Thursday, October 19, 2006

When a former president comes to your conference

October 19

All of the press materials for MUFSO said that our keynote speaker was going to be CNN's Anderson Cooper. Then when people showed up, they learned that he was being replaced by the 41st president of the United States of America.
The rumors about the switcharoo were hilarious.
Conference attendees were speculating that for security reasons we couldn't announce that George Herbert Walker Bush was speaking more than two days in advance, and that we paid Anderson Cooper off so that we could use his name and picture as a ruse.

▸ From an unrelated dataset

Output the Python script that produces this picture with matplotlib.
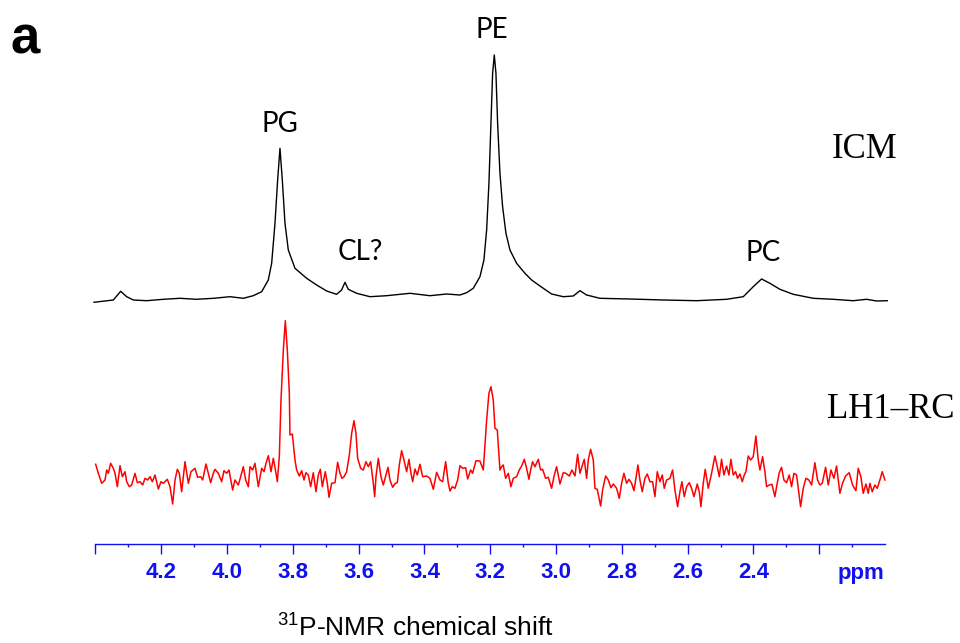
import numpy as np
import matplotlib
matplotlib.use('Agg')
import matplotlib.pyplot as plt

# ICM spectrum: chemical shift (ppm) and intensity (a.u., baseline = 0)
icm_ppm = [4.4045, 4.3458, 4.3235, 4.3053, 4.2850, 4.2445, 4.1938, 4.1431, 4.0925, 4.0418,
           3.9912, 3.9506, 3.9203, 3.8949, 3.8747, 3.8645, 3.8544, 3.8463, 3.8392, 3.8321,
           3.8240, 3.8139, 3.7936, 3.7581, 3.7277, 3.6974, 3.6670, 3.6518, 3.6416, 3.6315,
           3.6062, 3.5656, 3.5150, 3.4441, 3.3833, 3.3326, 3.2921, 3.2718, 3.2516, 3.2313,
           3.2192, 3.2110, 3.2040, 3.1979, 3.1928, 3.1877, 3.1827, 3.1776, 3.1705, 3.1624,
           3.1523, 3.1401, 3.1199, 3.0945, 3.0743, 3.0489, 3.0135, 2.9780, 2.9476, 2.9273,
           2.9071, 2.8666, 2.7754, 2.6741, 2.5727, 2.4816, 2.4309, 2.4005, 2.3752, 2.3498,
           2.3194, 2.2789, 2.2181, 2.1574, 2.0966, 2.0560, 2.0256, 1.9932]
icm_int = [-2.3, 0.0, 8.7, 3.3, 0.0, -0.7, 0.7, 1.7, 0.7, 1.7,
           3.3, 1.7, 4.3, 8.3, 20.0, 36.7, 76.7, 120.0, 151.7, 120.0,
           76.7, 50.0, 31.7, 21.7, 15.0, 9.0, 5.7, 10.0, 17.7, 10.7,
           6.7, 3.3, 4.3, 6.7, 4.3, 6.0, 5.0, 7.3, 11.7, 23.3,
           40.0, 70.0, 116.7, 176.7, 226.7, 245.0, 226.7, 176.7, 126.7, 93.3,
           66.7, 50.0, 36.7, 26.7, 20.0, 14.0, 6.0, 3.3, 4.0, 9.3,
           5.0, 1.7, 1.0, 0.0, -0.7, 0.7, 3.3, 13.3, 21.0, 16.7,
           10.7, 5.7, 1.7, 0.7, -0.7, 0.7, -1.0, -0.7]

# LH1-RC spectrum
rc_ppm = [4.3995, 4.3914, 4.3812, 4.3711, 4.3660, 4.3610, 4.3539, 4.3458, 4.3407, 4.3336,
          4.3255, 4.3184, 4.3103, 4.3053, 4.2971, 4.2901, 4.2799, 4.2728, 4.2647, 4.2566,
          4.2495, 4.2414, 4.2343, 4.2272, 4.2191, 4.2090, 4.2009, 4.1938, 4.1816, 4.1735,
          4.1654, 4.1583, 4.1512, 4.1452, 4.1381, 4.1279, 4.1178, 4.1097, 4.0975, 4.0894,
          4.0803, 4.0742, 4.0641, 4.0570, 4.0499, 4.0418, 4.0368, 4.0266, 4.0165, 4.0094,
          4.0013, 3.9942, 3.9831, 3.9760, 3.9658, 3.9587, 3.9506, 3.9435, 3.9354, 3.9304,
          3.9223, 3.9152, 3.9050, 3.8949, 3.8878, 3.8817, 3.8746, 3.8665, 3.8594, 3.8513,
          3.8473, 3.8412, 3.8361, 3.8290, 3.8230, 3.8169, 3.8108, 3.8088, 3.8017, 3.7936,
          3.7885, 3.7804, 3.7733, 3.7662, 3.7602, 3.7531, 3.7460, 3.7379, 3.7298, 3.7227,
          3.7166, 3.7105, 3.7014, 3.6953, 3.6902, 3.6821, 3.6720, 3.6639, 3.6568, 3.6507,
          3.6446, 3.6365, 3.6284, 3.6213, 3.6142, 3.6082, 3.6031, 3.5940, 3.5859, 3.5778,
          3.5707, 3.5636, 3.5555, 3.5514, 3.5474, 3.5403, 3.5322, 3.5251, 3.5170, 3.5109,
          3.5048, 3.4967, 3.4886, 3.4825, 3.4765, 3.4694, 3.4623, 3.4542, 3.4471, 3.4410,
          3.4359, 3.4288, 3.4218, 3.4136, 3.4055, 3.3934, 3.3833, 3.3731, 3.3630, 3.3528,
          3.3447, 3.3356, 3.3275, 3.3224, 3.3153, 3.3073, 3.2992, 3.2921, 3.2840, 3.2748,
          3.2687, 3.2596, 3.2536, 3.2434, 3.2313, 3.2212, 3.2110, 3.2040, 3.1979, 3.1908,
          3.1857, 3.1786, 3.1705, 3.1654, 3.1604, 3.1533, 3.1452, 3.1371, 3.1300, 3.1198,
          3.1117, 3.1046, 3.0965, 3.0895, 3.0824, 3.0773, 3.0712, 3.0641, 3.0540, 3.0469,
          3.0408, 3.0317, 3.0236, 3.0135, 3.0064, 2.9983, 2.9881, 2.9780, 2.9699, 2.9598,
          2.9517, 2.9425, 2.9344, 2.9273, 2.9213, 2.9142, 2.9071, 2.9020, 2.8949, 2.8868,
          2.8817, 2.8747, 2.8645, 2.8585, 2.8493, 2.8412, 2.8331, 2.8260, 2.8159, 2.8078,
          2.8007, 2.7936, 2.7855, 2.7784, 2.7703, 2.7632, 2.7571, 2.7511, 2.7450, 2.7379,
          2.7298, 2.7227, 2.7146, 2.7065, 2.6994, 2.6923, 2.6842, 2.6771, 2.6710, 2.6639,
          2.6538, 2.6457, 2.6386, 2.6305, 2.6234, 2.6173, 2.6102, 2.6031, 2.5950, 2.5879,
          2.5808, 2.5707, 2.5646, 2.5596, 2.5525, 2.5464, 2.5373, 2.5272, 2.5170, 2.5099,
          2.5038, 2.4968, 2.4897, 2.4816, 2.4745, 2.4684, 2.4613, 2.4542, 2.4481, 2.4410,
          2.4339, 2.4279, 2.4228, 2.4157, 2.4086, 2.4005, 2.3924, 2.3853, 2.3802, 2.3721,
          2.3651, 2.3600, 2.3519, 2.3438, 2.3347, 2.3296, 2.3215, 2.3144, 2.3073, 2.2992,
          2.2911, 2.2840, 2.2769, 2.2688, 2.2627, 2.2566, 2.2485, 2.2404, 2.2313, 2.2232,
          2.2131, 2.2050, 2.1979, 2.1908, 2.1806, 2.1725, 2.1644, 2.1553, 2.1472, 2.1371,
          2.1290, 2.1199, 2.1087, 2.0986, 2.0885, 2.0814, 2.0733, 2.0662, 2.0581, 2.0510,
          2.0459, 2.0388, 2.0307, 2.0236, 2.0155, 2.0084, 2.0003]
rc_int = [15.7, 6.7, -3.3, 0.0, 10.0, 6.7, 16.7, 11.7, 6.7, -6.7,
          14.3, 3.3, 8.3, -1.7, -6.7, -5.0, 6.7, -2.7, -1.7, -5.0,
          1.7, 0.0, 3.3, -1.7, 5.0, -9.0, -1.7, -3.3, 0.7, -6.7,
          -24.0, 0.0, 10.7, 6.7, -11.7, 18.3, -3.3, 8.3, 11.7, 2.7,
          3.3, 0.0, 16.0, 6.7, -2.7, 6.7, 10.7, 6.7, -1.7, 9.3,
          6.7, 10.0, -10.0, 0.0, -5.0, 3.3, 13.3, 0.0, -6.7, 13.3,
          10.0, 16.7, -6.7, 11.7, 8.3, 16.7, 24.3, 8.3, 21.7, 6.7,
          -1.7, 23.3, 80.0, 130.0, 159.3, 130.0, 86.7, 45.0, 46.0, 20.0,
          10.0, 4.0, 9.3, 0.0, 7.3, 5.0, -6.7, 7.3, -11.7, 5.0,
          10.7, -6.7, 8.3, -3.3, -17.3, -3.3, -2.7, 17.7, 6.7, 1.7,
          3.3, 8.3, 25.0, 46.7, 59.3, 46.7, 21.7, 11.7, 10.0, 18.3,
          13.3, 18.3, -3.3, -16.7, 3.3, 21.7, 3.3, -5.0, 5.0, 12.7,
          0.0, -7.3, -3.3, -2.7, 15.0, 29.3, 20.0, 8.3, 20.7, 6.7,
          -1.7, 11.0, 5.0, 15.7, 3.3, 4.0, 1.7, -9.3, 7.7, 0.0,
          -1.7, 18.3, -3.3, -11.0, -6.7, -8.3, 0.0, 14.3, 11.7, 12.3,
          1.0, 10.0, 6.7, 19.3, 19.0, 10.0, 60.0, 86.7, 93.3, 80.0,
          51.7, 50.0, 10.0, 13.3, 15.0, 1.7, 6.7, -6.7, 1.7, 3.3,
          10.0, 14.0, 20.7, 11.7, 0.7, 10.0, 18.3, 13.3, 20.7, 10.0,
          10.7, 1.7, 2.7, -8.3, 3.3, 13.3, -4.0, 7.3, 6.7, 4.0,
          10.0, 4.0, 25.7, 6.7, 13.3, 20.7, 1.7, 20.0, 30.7, 20.0,
          -8.3, -9.3, -26.0, -10.0, 4.0, 0.0, -7.7, -4.0, -8.3, -18.3,
          -3.3, 6.7, -3.3, 0.7, -3.3, -10.7, 1.7, 15.0, 0.0, -11.7,
          1.7, 6.0, -1.7, -1.7, -16.7, 8.3, -1.7, 5.0, -8.3, 0.0,
          1.7, 10.0, -10.0, -26.7, -11.7, -1.7, -16.7, -6.7, -2.7, -8.3,
          -16.7, -4.0, -11.7, -26.7, -3.3, 10.7, -8.3, 6.7, 24.0, 13.3,
          3.3, 20.7, 5.0, 14.0, 5.0, 20.7, 5.0, 8.3, 1.7, 6.0,
          -1.7, 5.0, 8.3, 24.0, 20.0, 23.3, 44.0, 20.0, 10.0, 23.3,
          8.3, -6.7, -5.0, -4.3, -16.7, -6.7, 7.3, 12.7, 0.0, -2.7,
          5.0, -6.7, 6.7, 5.0, -11.0, -26.7, -8.3, 1.7, 0.0, -5.0,
          17.3, 0.0, -5.0, -3.3, 12.7, -5.0, 10.0, 1.7, 14.0, -13.3,
          -3.3, 4.0, 7.3, -5.0, -10.7, 11.7, 3.3, -13.3, -4.0, -13.3,
          -3.3, -11.7, -5.0, -8.3, 0.0, 8.3, 0.0]

peak_names = ['PG', 'CL?', 'PE', 'PC']
peak_ppm = [3.839, 3.595, 3.196, 2.371]

major_ticks = [4.4, 4.2, 4.0, 3.8, 3.6, 3.4, 3.2, 3.0, 2.8, 2.6, 2.4, 2.2]
major_labels = ['', '4.2', '4.0', '3.8', '3.6', '3.4', '3.2', '3.0', '2.8', '2.6', '2.4', '']
minor_ticks = [4.3, 4.1, 3.9, 3.7, 3.5, 3.3, 3.1, 2.9, 2.7, 2.5, 2.3, 2.1]

icm_offset = 244
rc_offset = 64
blue = '#1010f0'

plt.rcParams['mathtext.fontset'] = 'custom'
plt.rcParams['mathtext.rm'] = 'Liberation Sans'
plt.rcParams['mathtext.it'] = 'Liberation Sans'

fig = plt.figure(figsize=(9.6, 6.43), dpi=100)
ax = fig.add_axes([95.5 / 960, 1 - 544 / 643, (885 - 95.5) / 960, 544 / 643])

ax.plot(icm_ppm, np.array(icm_int) + icm_offset, color='black', lw=1.0, clip_on=False)
ax.plot(rc_ppm, np.array(rc_int) + rc_offset, color='#ff0000', lw=1.1, clip_on=False)

ax.set_xlim(4.4, 2.0)
ax.set_ylim(0, 544)

for s in ['top', 'left', 'right']:
    ax.spines[s].set_visible(False)
ax.spines['bottom'].set_color(blue)
ax.spines['bottom'].set_linewidth(1.0)
ax.set_yticks([])

ax.set_xticks(major_ticks)
ax.set_xticklabels(major_labels)
ax.set_xticks(minor_ticks, minor=True)
ax.tick_params(axis='x', which='major', length=7.2, width=1.0, color=blue, pad=6,
               labelcolor=blue, labelsize=16)
ax.tick_params(axis='x', which='minor', length=2.4, width=1.0, color=blue)
for lbl in ax.get_xticklabels():
    lbl.set_fontfamily('Liberation Sans')
    lbl.set_fontweight('bold')

fig.text(884 / 960, 1 - 579 / 643, 'ppm', color=blue, fontsize=16, fontweight='bold',
         family='Liberation Sans', ha='right', va='baseline')

# peak labels
label_y = [412, 284, 506, 283]
for name, pos, ly in zip(peak_names, peak_ppm, label_y):
    ax.text(pos, ly, name, fontsize=20, family='Lato', ha='center', va='baseline')

ax.text(2.061, 386, 'ICM', fontsize=25, family='Liberation Serif', ha='center', va='baseline')
ax.text(1.982, 126, 'LH1\u2013RC', fontsize=25, family='Liberation Serif', ha='center',
        va='baseline', clip_on=False)

fig.text(415 / 960, 1 - 637 / 643, '$^{31}$P-NMR chemical shift', fontsize=19,
         family='Liberation Sans', ha='center', va='baseline')
fig.text(10 / 960, 1 - 54 / 643, 'a', fontsize=38, fontweight='bold',
         family='Liberation Sans', ha='left', va='baseline')

fig.savefig('out.png', dpi=100)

That makes us sound so smart and sneaky that I wish it were true. But in fact, three weeks before MUFSO Cooper backed out. Working journalists like him generally have a clause in the contracts for their speaking engagements that allow them to annul the contract if there's breaking news. I'm not sure what news was breaking a month ago — it was before North Korea's detonation of a nuclear device and after the war in Lebanon — but at any rate, he backed out.

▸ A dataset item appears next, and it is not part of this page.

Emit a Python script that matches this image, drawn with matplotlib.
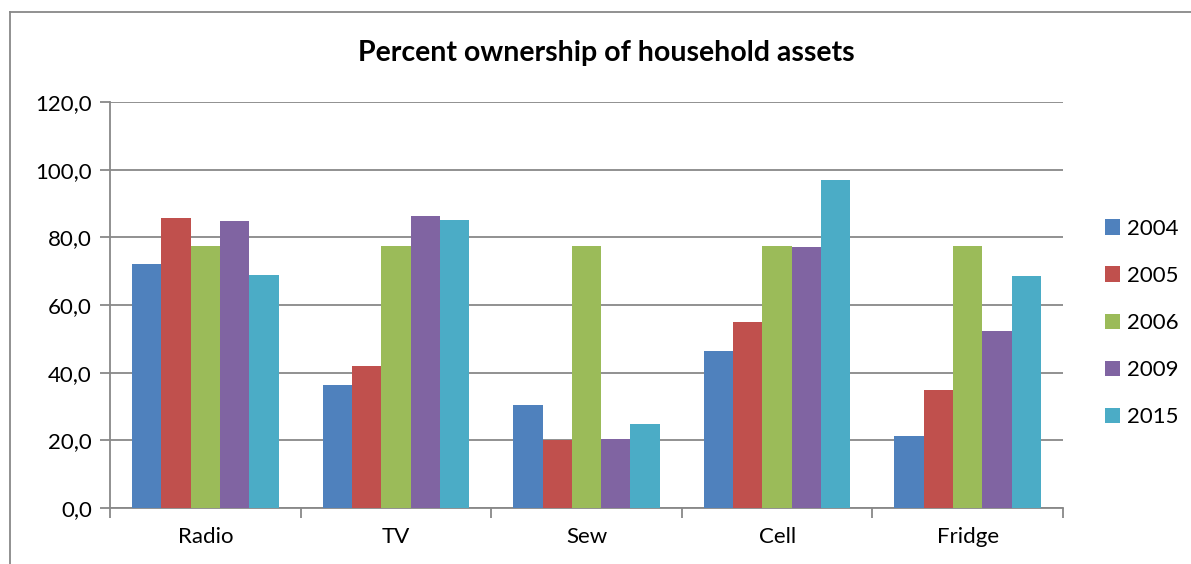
import matplotlib.pyplot as plt
import numpy as np
from matplotlib.lines import Line2D

assets = ["Radio", "TV", "Sew", "Cell", "Fridge"]
years = ["2004", "2005", "2006", "2009", "2015"]
own_2004 = [72.0, 36.5, 30.3, 46.5, 21.4]
own_2005 = [85.7, 41.9, 20.2, 55.0, 34.9]
own_2006 = [77.3, 77.3, 77.3, 77.3, 77.3]
own_2009 = [84.7, 86.2, 20.3, 77.2, 52.3]
own_2015 = [69.0, 85.2, 24.7, 96.8, 68.5]
yticks = [0, 20, 40, 60, 80, 100, 120]
ytick_labels = ["0,0", "20,0", "40,0", "60,0", "80,0", "100,0", "120,0"]

colors = ["#4F81BD", "#C0504D", "#9BBB59", "#8064A2", "#4BACC6"]
grid_col = "#888888"

plt.rcParams["font.family"] = ["Lato", "DejaVu Sans"]

W, H = 1191, 564
fig = plt.figure(figsize=(W / 100, H / 100), dpi=100)
ax = fig.add_axes([110 / W, 1 - 508 / H, (1063 - 110) / W, (508 - 102) / H])

# chart frame (runs off the right and bottom edges)
fig.add_artist(Line2D([10 / W, 10 / W], [1 - 12 / H, -0.05], transform=fig.transFigure,
                      color=grid_col, lw=1.3))
fig.add_artist(Line2D([10 / W, 1.05], [1 - 12 / H, 1 - 12 / H], transform=fig.transFigure,
                      color=grid_col, lw=1.3))

x = np.arange(len(assets))
series = [own_2004, own_2005, own_2006, own_2009, own_2015]
bw = 1 / 6.5
for i, (vals, yr) in enumerate(zip(series, years)):
    ax.bar(x + (i - 2) * bw, vals, width=bw, color=colors[i], label=yr, zorder=3)

ax.set_xlim(-0.5, len(assets) - 0.5)
ax.set_ylim(0, 120)
ax.set_yticks(yticks)
ax.set_yticklabels(ytick_labels, fontsize=16)
ax.yaxis.grid(True, color=grid_col, lw=1.3, zorder=0)
ax.set_axisbelow(True)

# category labels centred, tick marks on the boundaries
ax.set_xticks(x)
ax.set_xticklabels(assets, fontsize=16)
ax.tick_params(axis="x", length=0, pad=14)
ax.set_xticks(np.arange(len(assets) + 1) - 0.5, minor=True)
ax.tick_params(axis="x", which="minor", length=7, width=1.3, color=grid_col, direction="out")
ax.tick_params(axis="y", length=7, width=1.3, color=grid_col, pad=6)

for s in ["top", "right"]:
    ax.spines[s].set_visible(False)
for s in ["left", "bottom"]:
    ax.spines[s].set_color(grid_col)
    ax.spines[s].set_linewidth(1.3)

fig.text(606 / W, 1 - 53 / H, "Percent ownership of household assets", ha="center", va="center",
         fontsize=20.5, fontweight="bold")

ax.legend(loc="center left", bbox_to_anchor=(1105 / W, 1 - 323 / H), bbox_transform=fig.transFigure,
          frameon=False, fontsize=16, handlelength=0.68, handleheight=0.68, handletextpad=0.32,
          labelspacing=1.22, borderpad=0, borderaxespad=0)

fig.savefig("out.png", dpi=100)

Our brilliant Monique Monaco always has a Plan B, and it just so happened that Bush père was going to be in Dallas anyway; he just needed to come in a day early to talk to the Multi-unit Foodservice Operators conference.
"That just rolls off the tongue," he said of MUFSO's full name.
He was being ironic.
The night before he spoke rumors were rife about the security checks we'd have to endure to get in. Although he was set to speak at 8 a.m., word had it that if you weren't there by 7:30, they wouldn't let you in.
Actually, as long as you were wearing an attendee badge security pretty much left you alone. They just asked that everyone remain seated until President Bush left the area.